(Source records)
▼
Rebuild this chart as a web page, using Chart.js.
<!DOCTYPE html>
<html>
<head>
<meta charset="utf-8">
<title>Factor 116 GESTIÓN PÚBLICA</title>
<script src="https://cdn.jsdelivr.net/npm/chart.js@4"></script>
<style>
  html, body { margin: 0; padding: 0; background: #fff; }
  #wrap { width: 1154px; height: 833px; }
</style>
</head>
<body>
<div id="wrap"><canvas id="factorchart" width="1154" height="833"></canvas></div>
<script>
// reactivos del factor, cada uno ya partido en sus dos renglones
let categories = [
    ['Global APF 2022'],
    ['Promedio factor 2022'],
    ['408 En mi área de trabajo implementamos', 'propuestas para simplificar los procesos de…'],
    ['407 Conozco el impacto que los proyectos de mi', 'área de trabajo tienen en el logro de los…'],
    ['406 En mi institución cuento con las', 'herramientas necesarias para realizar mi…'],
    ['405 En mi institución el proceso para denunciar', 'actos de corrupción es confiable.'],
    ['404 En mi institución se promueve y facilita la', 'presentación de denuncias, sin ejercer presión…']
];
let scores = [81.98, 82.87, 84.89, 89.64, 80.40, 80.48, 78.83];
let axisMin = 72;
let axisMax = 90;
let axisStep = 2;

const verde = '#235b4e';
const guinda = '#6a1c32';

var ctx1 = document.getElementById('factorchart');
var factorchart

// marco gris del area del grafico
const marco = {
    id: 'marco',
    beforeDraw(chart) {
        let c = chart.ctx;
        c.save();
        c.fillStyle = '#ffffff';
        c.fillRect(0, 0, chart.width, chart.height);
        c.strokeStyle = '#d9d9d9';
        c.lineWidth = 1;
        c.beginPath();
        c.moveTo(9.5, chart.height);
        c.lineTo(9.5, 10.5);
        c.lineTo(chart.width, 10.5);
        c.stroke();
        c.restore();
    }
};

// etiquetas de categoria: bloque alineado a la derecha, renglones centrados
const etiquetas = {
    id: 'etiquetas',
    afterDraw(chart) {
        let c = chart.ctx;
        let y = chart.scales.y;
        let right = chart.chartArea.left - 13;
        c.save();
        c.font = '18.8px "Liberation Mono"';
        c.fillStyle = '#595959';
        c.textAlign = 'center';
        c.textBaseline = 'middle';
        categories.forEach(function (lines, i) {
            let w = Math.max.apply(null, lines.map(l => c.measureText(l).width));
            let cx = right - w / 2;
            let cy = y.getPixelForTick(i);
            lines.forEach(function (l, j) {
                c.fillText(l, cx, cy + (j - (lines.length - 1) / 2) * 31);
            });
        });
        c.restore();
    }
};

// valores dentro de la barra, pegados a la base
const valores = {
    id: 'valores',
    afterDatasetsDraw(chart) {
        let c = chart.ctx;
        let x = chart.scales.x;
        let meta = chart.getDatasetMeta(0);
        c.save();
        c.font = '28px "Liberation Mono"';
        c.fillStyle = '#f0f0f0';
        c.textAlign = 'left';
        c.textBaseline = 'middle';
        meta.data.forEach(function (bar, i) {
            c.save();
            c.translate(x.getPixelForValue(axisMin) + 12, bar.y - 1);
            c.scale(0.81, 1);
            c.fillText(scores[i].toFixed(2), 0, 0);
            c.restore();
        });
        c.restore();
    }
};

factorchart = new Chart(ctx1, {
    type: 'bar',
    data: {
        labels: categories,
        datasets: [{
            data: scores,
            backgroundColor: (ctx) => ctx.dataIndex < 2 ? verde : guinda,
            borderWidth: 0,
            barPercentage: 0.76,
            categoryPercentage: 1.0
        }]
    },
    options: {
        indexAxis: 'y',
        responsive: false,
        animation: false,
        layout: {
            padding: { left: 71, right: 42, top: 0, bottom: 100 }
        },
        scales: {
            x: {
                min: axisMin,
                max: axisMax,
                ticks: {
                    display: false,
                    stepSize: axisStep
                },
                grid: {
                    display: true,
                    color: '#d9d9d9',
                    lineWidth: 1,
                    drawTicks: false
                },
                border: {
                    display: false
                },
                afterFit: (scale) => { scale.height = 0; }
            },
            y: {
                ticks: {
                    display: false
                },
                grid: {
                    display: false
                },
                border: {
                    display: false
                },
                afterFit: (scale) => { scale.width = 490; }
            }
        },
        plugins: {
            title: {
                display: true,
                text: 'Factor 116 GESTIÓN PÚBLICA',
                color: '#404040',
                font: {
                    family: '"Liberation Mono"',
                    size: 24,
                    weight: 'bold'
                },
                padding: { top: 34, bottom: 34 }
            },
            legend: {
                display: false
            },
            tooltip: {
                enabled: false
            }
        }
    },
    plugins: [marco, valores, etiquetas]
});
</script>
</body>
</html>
▲
▼
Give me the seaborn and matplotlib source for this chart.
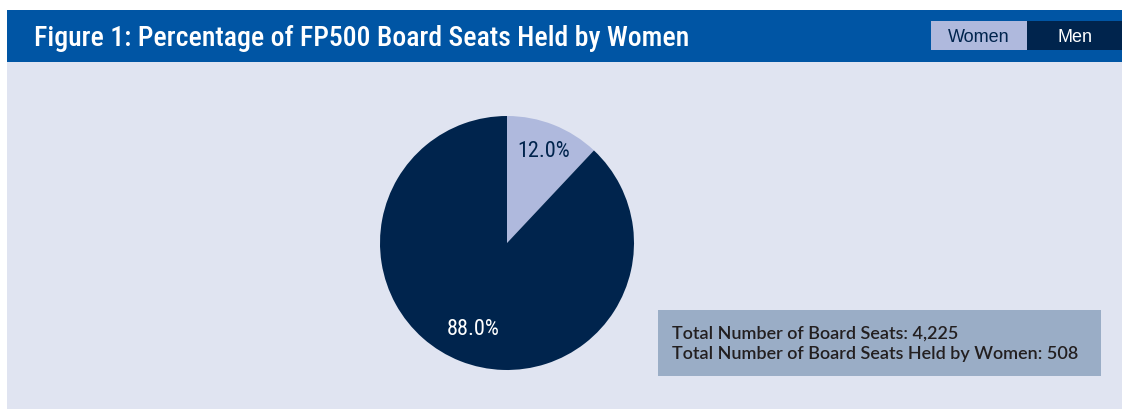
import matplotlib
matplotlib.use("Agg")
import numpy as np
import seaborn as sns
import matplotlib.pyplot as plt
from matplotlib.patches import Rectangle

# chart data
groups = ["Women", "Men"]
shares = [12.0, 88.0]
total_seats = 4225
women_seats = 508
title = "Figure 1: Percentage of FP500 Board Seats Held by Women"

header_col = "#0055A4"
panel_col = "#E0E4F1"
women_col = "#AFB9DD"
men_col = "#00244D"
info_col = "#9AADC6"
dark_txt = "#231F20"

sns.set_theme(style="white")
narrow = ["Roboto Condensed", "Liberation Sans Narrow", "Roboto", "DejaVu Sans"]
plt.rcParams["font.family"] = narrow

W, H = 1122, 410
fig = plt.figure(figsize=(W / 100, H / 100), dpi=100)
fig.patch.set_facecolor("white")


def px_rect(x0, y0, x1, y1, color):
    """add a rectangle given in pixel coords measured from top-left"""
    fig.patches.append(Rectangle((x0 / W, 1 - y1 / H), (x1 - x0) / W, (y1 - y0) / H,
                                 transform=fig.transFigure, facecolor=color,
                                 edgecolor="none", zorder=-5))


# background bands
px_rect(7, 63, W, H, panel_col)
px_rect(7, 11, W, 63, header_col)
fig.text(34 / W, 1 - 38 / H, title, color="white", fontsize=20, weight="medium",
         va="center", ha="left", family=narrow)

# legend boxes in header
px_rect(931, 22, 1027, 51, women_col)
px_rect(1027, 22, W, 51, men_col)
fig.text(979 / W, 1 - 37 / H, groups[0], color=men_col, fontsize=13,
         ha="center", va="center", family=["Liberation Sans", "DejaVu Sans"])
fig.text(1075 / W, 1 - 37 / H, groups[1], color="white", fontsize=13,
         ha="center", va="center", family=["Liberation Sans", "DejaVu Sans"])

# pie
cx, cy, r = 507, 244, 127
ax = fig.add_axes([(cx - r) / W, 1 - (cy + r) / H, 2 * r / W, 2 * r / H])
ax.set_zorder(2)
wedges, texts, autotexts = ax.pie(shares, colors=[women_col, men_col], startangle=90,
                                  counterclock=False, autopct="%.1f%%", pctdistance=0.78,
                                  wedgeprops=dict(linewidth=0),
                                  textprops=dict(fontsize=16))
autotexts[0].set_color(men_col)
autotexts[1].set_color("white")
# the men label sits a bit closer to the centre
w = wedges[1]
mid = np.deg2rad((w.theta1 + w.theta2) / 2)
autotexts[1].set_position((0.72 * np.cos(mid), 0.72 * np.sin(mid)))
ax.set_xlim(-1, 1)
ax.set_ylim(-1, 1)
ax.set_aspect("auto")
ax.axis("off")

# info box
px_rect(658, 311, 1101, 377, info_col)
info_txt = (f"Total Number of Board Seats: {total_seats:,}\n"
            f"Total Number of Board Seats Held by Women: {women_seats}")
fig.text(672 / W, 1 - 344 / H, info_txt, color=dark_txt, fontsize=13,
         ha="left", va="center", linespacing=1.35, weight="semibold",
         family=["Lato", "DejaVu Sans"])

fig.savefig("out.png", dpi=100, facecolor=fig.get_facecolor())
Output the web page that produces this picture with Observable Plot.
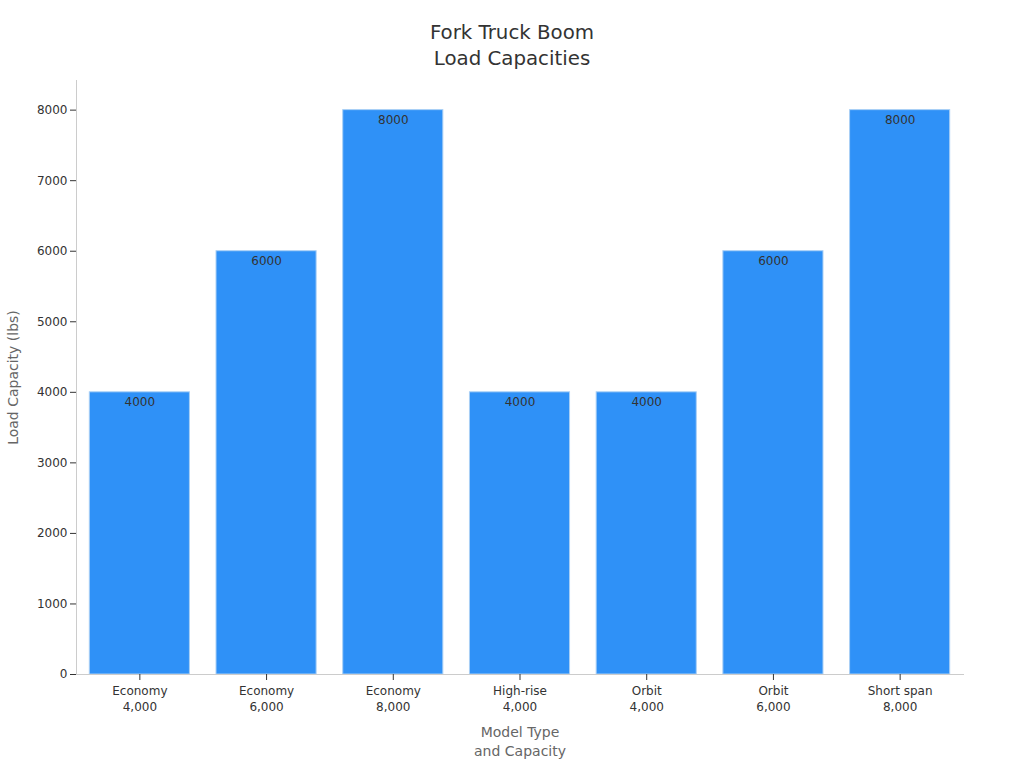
▲
▼
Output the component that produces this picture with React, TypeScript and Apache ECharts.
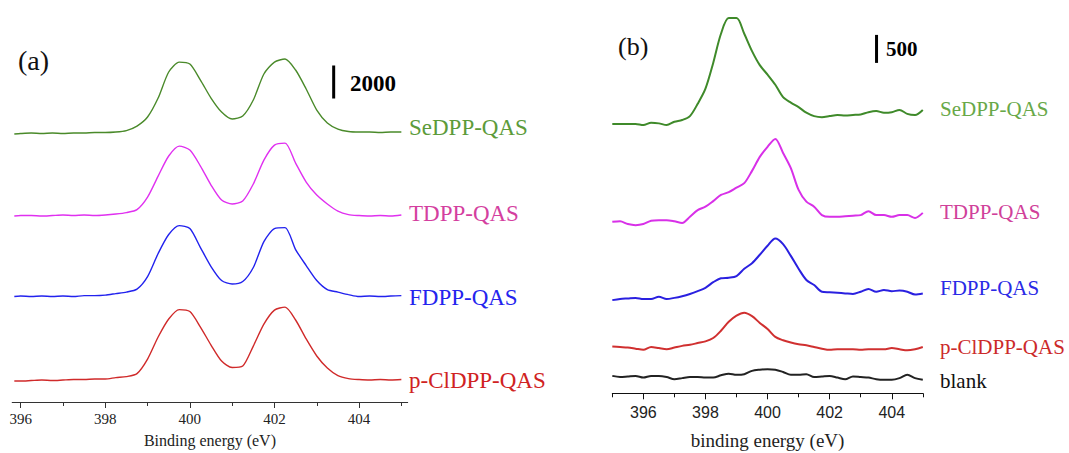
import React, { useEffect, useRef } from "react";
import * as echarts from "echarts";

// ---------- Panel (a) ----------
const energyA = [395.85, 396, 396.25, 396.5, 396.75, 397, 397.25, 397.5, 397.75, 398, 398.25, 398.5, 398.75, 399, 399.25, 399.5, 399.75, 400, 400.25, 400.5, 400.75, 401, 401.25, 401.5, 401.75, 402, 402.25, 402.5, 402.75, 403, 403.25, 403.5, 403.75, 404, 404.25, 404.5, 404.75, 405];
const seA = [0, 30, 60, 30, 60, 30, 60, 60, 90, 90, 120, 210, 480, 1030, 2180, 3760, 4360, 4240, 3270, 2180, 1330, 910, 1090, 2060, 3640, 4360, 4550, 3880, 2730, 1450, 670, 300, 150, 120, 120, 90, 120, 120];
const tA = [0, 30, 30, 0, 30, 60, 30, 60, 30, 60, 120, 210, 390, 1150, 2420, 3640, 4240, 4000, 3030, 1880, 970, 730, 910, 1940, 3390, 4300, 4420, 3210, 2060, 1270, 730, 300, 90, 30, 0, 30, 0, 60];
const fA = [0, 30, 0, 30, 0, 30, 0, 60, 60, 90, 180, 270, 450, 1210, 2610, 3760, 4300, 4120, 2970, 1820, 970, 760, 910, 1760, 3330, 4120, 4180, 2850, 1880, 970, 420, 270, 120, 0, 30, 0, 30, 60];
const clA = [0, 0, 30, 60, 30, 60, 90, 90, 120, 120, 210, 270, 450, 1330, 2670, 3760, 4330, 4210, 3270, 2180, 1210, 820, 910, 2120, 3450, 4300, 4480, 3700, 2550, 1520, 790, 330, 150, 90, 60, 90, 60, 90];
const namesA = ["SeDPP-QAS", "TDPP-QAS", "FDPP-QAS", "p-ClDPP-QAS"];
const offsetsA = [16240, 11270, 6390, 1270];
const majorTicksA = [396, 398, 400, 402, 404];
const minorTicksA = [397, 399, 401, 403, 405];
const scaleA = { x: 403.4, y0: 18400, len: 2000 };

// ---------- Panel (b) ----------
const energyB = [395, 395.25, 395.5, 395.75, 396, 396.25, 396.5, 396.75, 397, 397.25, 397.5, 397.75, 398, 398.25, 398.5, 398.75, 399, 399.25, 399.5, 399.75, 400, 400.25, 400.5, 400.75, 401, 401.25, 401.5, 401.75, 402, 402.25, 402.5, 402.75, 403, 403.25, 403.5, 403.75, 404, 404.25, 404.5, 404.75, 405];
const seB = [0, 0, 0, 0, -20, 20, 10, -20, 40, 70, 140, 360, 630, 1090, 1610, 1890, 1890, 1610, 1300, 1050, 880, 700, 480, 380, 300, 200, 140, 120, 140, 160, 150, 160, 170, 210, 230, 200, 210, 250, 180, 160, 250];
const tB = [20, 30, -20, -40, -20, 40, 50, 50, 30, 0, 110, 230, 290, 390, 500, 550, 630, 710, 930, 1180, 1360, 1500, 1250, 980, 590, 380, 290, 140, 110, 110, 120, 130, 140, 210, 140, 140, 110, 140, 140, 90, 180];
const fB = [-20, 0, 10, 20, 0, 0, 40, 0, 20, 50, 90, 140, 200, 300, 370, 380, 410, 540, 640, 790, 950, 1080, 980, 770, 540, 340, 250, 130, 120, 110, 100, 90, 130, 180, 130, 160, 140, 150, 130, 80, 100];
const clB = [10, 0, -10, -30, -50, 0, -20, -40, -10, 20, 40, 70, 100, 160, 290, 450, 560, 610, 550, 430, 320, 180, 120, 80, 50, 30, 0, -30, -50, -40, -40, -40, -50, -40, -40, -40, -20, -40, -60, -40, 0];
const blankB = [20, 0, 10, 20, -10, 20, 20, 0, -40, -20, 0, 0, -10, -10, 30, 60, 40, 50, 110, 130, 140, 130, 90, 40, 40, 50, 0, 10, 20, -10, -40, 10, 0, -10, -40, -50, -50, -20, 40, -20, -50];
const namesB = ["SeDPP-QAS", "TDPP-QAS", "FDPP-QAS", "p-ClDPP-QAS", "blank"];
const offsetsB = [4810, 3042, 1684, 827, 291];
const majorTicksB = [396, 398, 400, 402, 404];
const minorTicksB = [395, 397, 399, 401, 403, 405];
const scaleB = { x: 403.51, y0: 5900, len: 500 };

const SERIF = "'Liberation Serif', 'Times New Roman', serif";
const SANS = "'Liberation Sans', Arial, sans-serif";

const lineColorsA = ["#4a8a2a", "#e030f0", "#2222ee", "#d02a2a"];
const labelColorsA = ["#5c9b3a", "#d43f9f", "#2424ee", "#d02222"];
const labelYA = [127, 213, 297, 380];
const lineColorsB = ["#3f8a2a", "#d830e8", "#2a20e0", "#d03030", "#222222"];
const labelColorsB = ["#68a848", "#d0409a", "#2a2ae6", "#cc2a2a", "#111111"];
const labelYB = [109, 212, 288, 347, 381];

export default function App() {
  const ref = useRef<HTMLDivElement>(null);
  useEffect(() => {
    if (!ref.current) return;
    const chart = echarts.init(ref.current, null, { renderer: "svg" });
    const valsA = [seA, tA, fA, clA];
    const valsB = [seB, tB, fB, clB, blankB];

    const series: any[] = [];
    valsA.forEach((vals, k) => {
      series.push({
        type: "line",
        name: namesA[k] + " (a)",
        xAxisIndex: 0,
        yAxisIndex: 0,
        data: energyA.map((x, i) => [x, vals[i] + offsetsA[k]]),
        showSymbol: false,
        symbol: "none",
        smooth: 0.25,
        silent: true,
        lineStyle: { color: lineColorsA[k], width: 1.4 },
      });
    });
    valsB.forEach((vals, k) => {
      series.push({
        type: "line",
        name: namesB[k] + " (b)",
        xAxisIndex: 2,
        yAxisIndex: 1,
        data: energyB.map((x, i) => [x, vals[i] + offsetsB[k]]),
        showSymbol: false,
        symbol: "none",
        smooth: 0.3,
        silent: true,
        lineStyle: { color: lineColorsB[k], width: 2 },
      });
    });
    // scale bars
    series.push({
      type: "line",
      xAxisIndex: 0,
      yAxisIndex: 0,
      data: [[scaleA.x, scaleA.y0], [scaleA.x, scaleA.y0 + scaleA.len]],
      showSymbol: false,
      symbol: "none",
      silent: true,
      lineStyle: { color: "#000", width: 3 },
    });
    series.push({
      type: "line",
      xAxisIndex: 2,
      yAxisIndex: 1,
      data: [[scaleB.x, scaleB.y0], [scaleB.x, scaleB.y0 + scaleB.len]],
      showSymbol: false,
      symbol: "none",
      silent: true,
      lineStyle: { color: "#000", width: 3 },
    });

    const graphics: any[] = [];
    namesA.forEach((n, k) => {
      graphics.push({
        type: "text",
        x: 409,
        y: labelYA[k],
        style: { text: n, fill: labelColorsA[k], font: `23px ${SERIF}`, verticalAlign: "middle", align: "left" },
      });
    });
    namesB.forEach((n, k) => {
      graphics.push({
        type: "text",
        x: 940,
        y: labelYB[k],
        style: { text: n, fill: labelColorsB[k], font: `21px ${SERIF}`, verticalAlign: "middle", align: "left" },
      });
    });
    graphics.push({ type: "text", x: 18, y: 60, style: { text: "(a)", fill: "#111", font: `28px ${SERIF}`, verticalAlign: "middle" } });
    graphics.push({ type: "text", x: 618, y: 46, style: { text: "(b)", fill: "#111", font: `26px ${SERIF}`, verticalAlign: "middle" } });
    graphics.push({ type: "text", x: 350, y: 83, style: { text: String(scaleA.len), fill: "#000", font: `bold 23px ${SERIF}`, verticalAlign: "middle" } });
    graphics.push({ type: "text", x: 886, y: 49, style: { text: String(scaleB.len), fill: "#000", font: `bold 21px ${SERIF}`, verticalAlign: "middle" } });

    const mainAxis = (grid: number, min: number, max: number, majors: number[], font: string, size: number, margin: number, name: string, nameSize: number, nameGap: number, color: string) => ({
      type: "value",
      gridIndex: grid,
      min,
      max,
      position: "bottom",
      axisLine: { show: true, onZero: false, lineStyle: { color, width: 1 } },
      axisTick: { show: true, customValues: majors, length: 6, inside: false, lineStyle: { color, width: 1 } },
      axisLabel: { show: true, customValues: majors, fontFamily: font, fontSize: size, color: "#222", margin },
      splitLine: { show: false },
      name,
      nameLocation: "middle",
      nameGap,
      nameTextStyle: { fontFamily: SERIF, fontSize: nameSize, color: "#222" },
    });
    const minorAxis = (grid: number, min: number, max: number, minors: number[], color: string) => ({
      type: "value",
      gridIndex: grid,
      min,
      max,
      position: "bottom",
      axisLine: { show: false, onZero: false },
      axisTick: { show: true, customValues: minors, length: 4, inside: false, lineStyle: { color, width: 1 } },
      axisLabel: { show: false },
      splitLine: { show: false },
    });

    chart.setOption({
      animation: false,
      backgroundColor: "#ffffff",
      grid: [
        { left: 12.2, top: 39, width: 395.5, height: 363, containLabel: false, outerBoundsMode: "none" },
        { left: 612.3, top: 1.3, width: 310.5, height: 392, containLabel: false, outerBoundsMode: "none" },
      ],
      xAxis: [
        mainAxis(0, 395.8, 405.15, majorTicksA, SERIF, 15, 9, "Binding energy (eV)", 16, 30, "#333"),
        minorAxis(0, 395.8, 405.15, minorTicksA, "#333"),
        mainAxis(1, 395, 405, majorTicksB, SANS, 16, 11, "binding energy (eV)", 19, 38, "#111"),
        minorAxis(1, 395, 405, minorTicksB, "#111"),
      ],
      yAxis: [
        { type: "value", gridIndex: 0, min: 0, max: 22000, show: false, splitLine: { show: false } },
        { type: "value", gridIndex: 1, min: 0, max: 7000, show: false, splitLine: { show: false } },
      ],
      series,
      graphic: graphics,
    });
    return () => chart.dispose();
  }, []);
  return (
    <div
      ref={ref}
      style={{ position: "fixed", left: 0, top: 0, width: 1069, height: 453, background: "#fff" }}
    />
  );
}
▲
*Requirements*.
Copy exactly, and copy only, the lines from the one with "Give me the" to the one with "from matplotlib.patches import Rectangle", ends included. Pictures are not part of the copy.

*Solution*.
Give me the seaborn and matplotlib source for this chart.
import matplotlib
matplotlib.use("Agg")
import numpy as np
import seaborn as sns
import matplotlib.pyplot as plt
from matplotlib.patches import Rectangle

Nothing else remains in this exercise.